## Your objective
Copy exactly the lines that run from the top of the listing to the line containing "21.6, 15.4, 14.5];", both ends included, and omit the pictures.

## Collected material
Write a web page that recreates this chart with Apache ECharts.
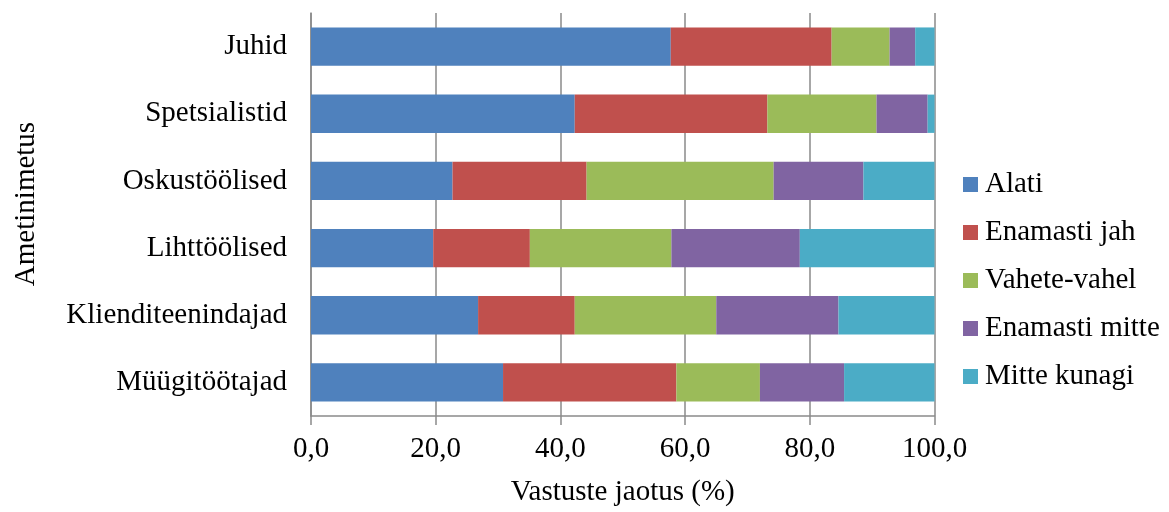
<!DOCTYPE html>
<html>
<head>
<meta charset="utf-8">
<script src="https://cdn.jsdelivr.net/npm/echarts@6/dist/echarts.min.js"></script>
<style>
  html, body { margin: 0; padding: 0; background: #fff; }
  #chart { width: 1169px; height: 512px; }
</style>
</head>
<body>
<div id="chart"></div>
<script>
// Occupations, top to bottom
const categories = ['Juhid', 'Spetsialistid', 'Oskustöölised', 'Lihttöölised', 'Klienditeenindajad', 'Müügitöötajad'];

// Share of answers per occupation (%)
const alati          = [57.7, 42.3, 22.7, 19.6, 26.8, 30.8];
const enamastiJah    = [25.8, 30.9, 21.5, 15.5, 15.5, 27.8];
const vaheteVahel    = [ 9.3, 17.5, 30.0, 22.7, 22.7, 13.4];
const enamastiMitte  = [ 4.1,  8.2, 14.4, 20.6, 19.6, 13.5];
const mitteKunagi    = [ 3.1,  1.1, 11.4, 21.6, 15.4, 14.5];

const seriesNames = ['Alati', 'Enamasti jah', 'Vahete-vahel', 'Enamasti mitte', 'Mitte kunagi'];
const seriesData = [alati, enamastiJah, vaheteVahel, enamastiMitte, mitteKunagi];
const colors = ['#4F81BD', '#C0504D', '#9BBB59', '#8064A2', '#4BACC6'];

const FONT = '"Liberation Serif", "Times New Roman", serif';
const FS = 29;
const GRID_COLOR = '#8a8a8a';

const chart = echarts.init(document.getElementById('chart'), null, { renderer: 'canvas' });

chart.setOption({
  animation: false,
  color: colors,
  textStyle: { fontFamily: FONT, color: '#000' },
  grid: { left: 311, right: 234.5, top: 13, bottom: 94, containLabel: false },
  legend: {
    orient: 'vertical',
    left: 958,
    top: 164,
    itemWidth: 15,
    itemHeight: 15,
    itemGap: 17,
    icon: 'rect',
    textStyle: { fontFamily: FONT, fontSize: FS, color: '#000', lineHeight: 31, padding: [0, 0, 0, 2] },
    data: seriesNames
  },
  xAxis: {
    type: 'value',
    min: 0,
    max: 100,
    interval: 20,
    name: 'Vastuste jaotus (%)',
    nameLocation: 'middle',
    nameGap: 62,
    nameTextStyle: { fontFamily: FONT, fontSize: FS, color: '#000' },
    axisLine: { show: true, lineStyle: { color: GRID_COLOR, width: 1.5 } },
    axisTick: { show: true, length: 9, lineStyle: { color: GRID_COLOR, width: 1.5 } },
    axisLabel: {
      fontFamily: FONT, fontSize: FS, color: '#000', margin: 19,
      formatter: v => v.toFixed(1).replace('.', ',')
    },
    splitLine: { show: true, lineStyle: { color: GRID_COLOR, width: 1.5 } }
  },
  yAxis: {
    type: 'category',
    data: categories,
    inverse: true,
    name: 'Ametinimetus',
    nameLocation: 'middle',
    nameGap: 270,
    nameRotate: 90,
    nameTextStyle: { fontFamily: FONT, fontSize: FS, color: '#000', padding: [0, 0, 0, 21] },
    axisLine: { show: true, lineStyle: { color: GRID_COLOR, width: 1.5 } },
    axisTick: { show: false },
    axisLabel: { fontFamily: FONT, fontSize: FS, color: '#000', margin: 24 },
    splitLine: { show: false }
  },
  series: seriesNames.map((name, i) => ({
    name: name,
    type: 'bar',
    stack: 'total',
    data: seriesData[i],
    barCategoryGap: '43%',
    itemStyle: { color: colors[i] }
  }))
});
</script>
</body>
</html>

## Worked solution
Write a web page that recreates this chart with Apache ECharts.
<!DOCTYPE html>
<html>
<head>
<meta charset="utf-8">
<script src="https://cdn.jsdelivr.net/npm/echarts@6/dist/echarts.min.js"></script>
<style>
  html, body { margin: 0; padding: 0; background: #fff; }
  #chart { width: 1169px; height: 512px; }
</style>
</head>
<body>
<div id="chart"></div>
<script>
// Occupations, top to bottom
const categories = ['Juhid', 'Spetsialistid', 'Oskustöölised', 'Lihttöölised', 'Klienditeenindajad', 'Müügitöötajad'];

// Share of answers per occupation (%)
const alati          = [57.7, 42.3, 22.7, 19.6, 26.8, 30.8];
const enamastiJah    = [25.8, 30.9, 21.5, 15.5, 15.5, 27.8];
const vaheteVahel    = [ 9.3, 17.5, 30.0, 22.7, 22.7, 13.4];
const enamastiMitte  = [ 4.1,  8.2, 14.4, 20.6, 19.6, 13.5];
const mitteKunagi    = [ 3.1,  1.1, 11.4, 21.6, 15.4, 14.5];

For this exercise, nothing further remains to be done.